→ **STATED EXERCISE**
Can you set down, exactly as they appear below, the lines from the opening of the material through the one bearing "var forecastHigh = [null, null, null, null, 0.84];", minus the pictures?
## start
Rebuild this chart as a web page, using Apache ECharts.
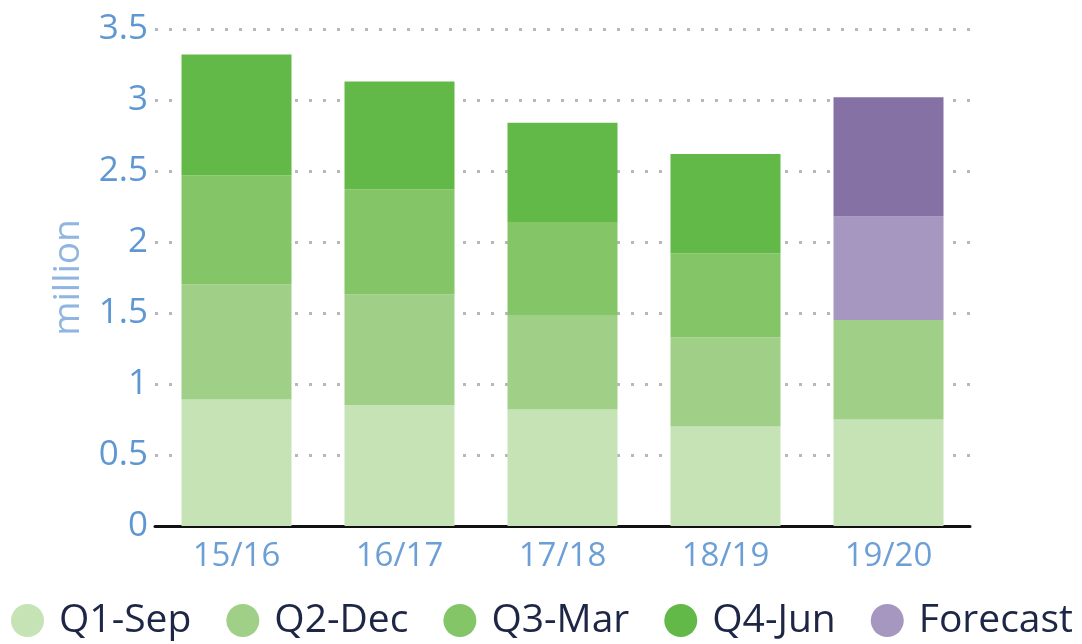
<!DOCTYPE html>
<html>
<head>
<meta charset="utf-8">
<style>
  html, body { margin: 0; padding: 0; background: #fff; }
  #chart { width: 1082px; height: 644px; }
</style>
<script src="https://cdn.jsdelivr.net/npm/echarts@6/dist/echarts.min.js"></script>
</head>
<body>
<div id="chart"></div>
<script>
// 数据
var years = ['15/16', '16/17', '17/18', '18/19', '19/20'];
var q1Sep = [0.89, 0.85, 0.82, 0.70, 0.75];
var q2Dec = [0.81, 0.78, 0.66, 0.63, 0.70];
var q3Mar = [0.77, 0.74, 0.66, 0.59, null];
var q4Jun = [0.85, 0.76, 0.70, 0.70, null];
var forecastLow = [null, null, null, null, 0.73];
var forecastHigh = [null, null, null, null, 0.84];

(function(){
  var myChart = echarts.init(document.getElementById('chart'));
  var fontName = 'Open Sans';
  var option = {
    animation: false,
    grid: {
      left: 155,
      right: 112,
      top: 29,
      bottom: 118
    },
    legend: {
      left: 6,
      bottom: -1,
      icon: 'circle',
      itemWidth: 33,
      itemHeight: 33,
      itemGap: 35,
      data: ['Q1-Sep', 'Q2-Dec', 'Q3-Mar', 'Q4-Jun', 'Forecast'],
      textStyle: {
        fontFamily: fontName,
        fontSize: 39,
        color: '#1e2646',
        padding: [0, 0, 0, 10]
      }
    },
    xAxis: {
      type: 'category',
      data: years,
      axisTick: { show: false },
      axisLine: {
        lineStyle: { color: '#111', width: 3 }
      },
      axisLabel: {
        color: '#6c9fd6',
        fontFamily: fontName,
        fontSize: 33,
        margin: 14
      }
    },
    yAxis: {
      type: 'value',
      min: 0,
      max: 3.5,
      interval: 0.5,
      name: 'million',
      nameLocation: 'middle',
      nameGap: 68,
      nameRotate: 90,
      nameTextStyle: {
        color: '#8fb5e0',
        fontFamily: fontName,
        fontSize: 37
      },
      axisLine: { show: false },
      axisTick: { show: false },
      axisLabel: {
        color: '#5f97d3',
        fontFamily: fontName,
        fontSize: 35,
        margin: 7
      },
      splitLine: {
        lineStyle: {
          color: '#b8b8b8',
          width: 3,
          type: [3, 11]
        }
      }
    },
    series: [
      {
        name: 'Q1-Sep', type: 'bar', stack: 'all', barWidth: 110,
        data: q1Sep, itemStyle: { color: '#c6e3b6' }
      },
      {
        name: 'Q2-Dec', type: 'bar', stack: 'all',
        data: q2Dec, itemStyle: { color: '#a0cf87' }
      },
      {
        name: 'Q3-Mar', type: 'bar', stack: 'all',
        data: q3Mar, itemStyle: { color: '#84c567' }
      },
      {
        name: 'Q4-Jun', type: 'bar', stack: 'all',
        data: q4Jun, itemStyle: { color: '#63b947' }
      },
      {
        name: 'Forecast', type: 'bar', stack: 'all',
        data: forecastLow, itemStyle: { color: '#a697c0' }
      },
      {
        name: 'Forecast (upper)', type: 'bar', stack: 'all',
        data: forecastHigh, itemStyle: { color: '#8671a5' }
      }
    ]
  };
  myChart.setOption(option);
  window.addEventListener('resize', function(){
    myChart.resize();
  });
})();
</script>
</body>
</html>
## end
→ **EXERCISE OUTPUT**
Rebuild this chart as a web page, using Apache ECharts.
<!DOCTYPE html>
<html>
<head>
<meta charset="utf-8">
<style>
  html, body { margin: 0; padding: 0; background: #fff; }
  #chart { width: 1082px; height: 644px; }
</style>
<script src="https://cdn.jsdelivr.net/npm/echarts@6/dist/echarts.min.js"></script>
</head>
<body>
<div id="chart"></div>
<script>
// 数据
var years = ['15/16', '16/17', '17/18', '18/19', '19/20'];
var q1Sep = [0.89, 0.85, 0.82, 0.70, 0.75];
var q2Dec = [0.81, 0.78, 0.66, 0.63, 0.70];
var q3Mar = [0.77, 0.74, 0.66, 0.59, null];
var q4Jun = [0.85, 0.76, 0.70, 0.70, null];
var forecastLow = [null, null, null, null, 0.73];
var forecastHigh = [null, null, null, null, 0.84];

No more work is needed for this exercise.